At 4:45 PM +0100 10/19/04, Alan Roberts wrote:
>Don't teach me to suck eggs, these are exactly the points I've been
>hammering away at since 1987. Except your comment about frequency content.
>You'll find that the current crop of cameras will happily produce content at
>30MHz, I've measured it many times. The limit isn't the camera, it's the
>lens, put a Zeiss prime on an HD camera and you'll easily get 30MHz. If
>you're not seeing anything above 22-24MHz it's either because of filters of
>poor lenses, don't blame the cameras.
>

Yes, I know that you have been one of the objective participants in 
this debate.

;-)

As for frequency content, I agree that the lens is a factor. perhaps 
I did not state my position clearly enough.

There is no doubt, that under the right conditions you may find real 
picture information in the frequencies all the way out to 30 MHz. The 
problem is the other stuff that you will find above 22-24 MHz.

First, we must take into consideration MTF. Because these cameras are 
NOT oversampling, the MTF at higher frequencies is WAY down.
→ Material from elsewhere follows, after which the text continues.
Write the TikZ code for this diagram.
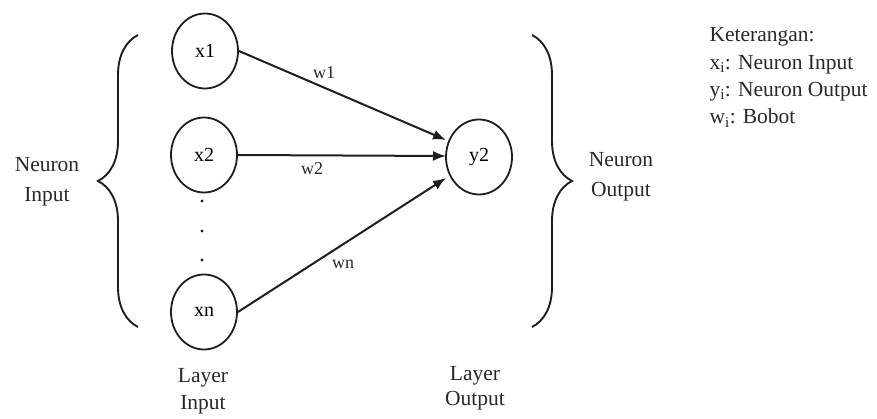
\documentclass[tikz,border=0pt]{standalone}
\usepackage{fontspec}
\setmainfont{Liberation Serif}
\usetikzlibrary{shapes.geometric,arrows.meta,decorations.pathreplacing}
\definecolor{inkgray}{RGB}{30,30,30}
\definecolor{labelgray}{RGB}{40,40,40}

\begin{document}
\begin{tikzpicture}[x=1pt,y=-1pt,
    neuron/.style={draw=inkgray,line width=1.8pt,ellipse,minimum width=66pt,minimum height=75pt,inner sep=0pt,font=\fontsize{20}{22}\selectfont},
    link/.style={draw=inkgray,line width=2pt,-{Latex[length=13pt,width=10pt]}},
    curly/.style={draw=inkgray,line width=1.9pt,decorate,decoration={brace,amplitude=40pt}},
    caption/.style={align=center,text=labelgray,font=\fontsize{21.5}{27}\selectfont},
    weight/.style={text=labelgray,font=\fontsize{18}{20}\selectfont},
    legend/.style={anchor=west,text=labelgray,font=\fontsize{21.5}{23}\selectfont}]
  \useasboundingbox (0,0) rectangle (877,419);
  \node[neuron] (x1) at (205,51) {x1};
  \node[neuron] (x2) at (204,155) {x2};
  \node[neuron] (xn) at (204,312) {xn};
  \node[neuron] (y2) at (479,157) {y2};
  \foreach \d in {201,231,260}{
    \fill[inkgray] (202,\d) circle (1.6);
  }
  \coordinate (in1) at (446,140);
  \coordinate (in2) at (446,156);
  \coordinate (inn) at (446,178);
  \draw[link] (x1.east) -- (in1);
  \draw[link] (x2.east) -- (in2);
  \draw[link] (xn.east) -- (inn);
  \node[weight] (w1) at (324,73) {w1};
  \node[weight] (w2) at (312,169) {w2};
  \node[weight] (wn) at (343,264) {wn};
  % kurung kurawal
  \draw[curly] (138,327) -- (138,35);
  \draw[curly] (532,35) -- (532,327);
  \node[caption,font=\fontsize{21.5}{30}\selectfont] (nin) at (47,182) {Neuron\\Input};
  \node[caption,font=\fontsize{21.5}{30}\selectfont] (nout) at (621,177) {Neuron\\Output};
  \node[caption] (lin) at (203,391) {Layer\\Input};
  \node[caption,font=\fontsize{21.5}{25}\selectfont] (lout) at (475,388) {Layer\\Output};
  % keterangan
  \node[legend] (ket) at (706,37) {Keterangan:};
  \node[legend] (kx) at (706,65) {x\textsubscript{i}: Neuron Input};
  \node[legend] (ky) at (706,92) {y\textsubscript{i}: Neuron Output};
  \node[legend] (kw) at (706,118) {w\textsubscript{i}: Bobot};
\end{tikzpicture}
\end{document}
Any real 
detail will be at very low contrast levels. When you view this 
through the noise produced by the camera at these higher frequencies, 
you might be able to perceive some detail on a good display. 
Unfortunately, the consumer will never see this for two reasons.

First, most cameras do use roll-off filters that typically start 
around 22-24 MHz, eliminating any info at frequencies above 25 MHz. 
Sony does this with HD Cam, resampling to 1440 horizontal samples per 
line prior to compression. The major reason they state for this is 
the high levels of noise in the information above 22 MHz.

Second, There's no chance that these frequencies are going to make it 
through an MPEG-2 emission encoder, except perhaps in the case where 
the camera is locked down on a test chart. The noise reduction and 
other pre-processing techniques used in current generation encoders 
will in most cases roll off the high frequency detail prior to 
encoding.

Let's talk about high frequency detail in HD when we get real 
oversampling cameras with enough sensitivity to raise the noise floor 
at these frequencies to acceptable levels.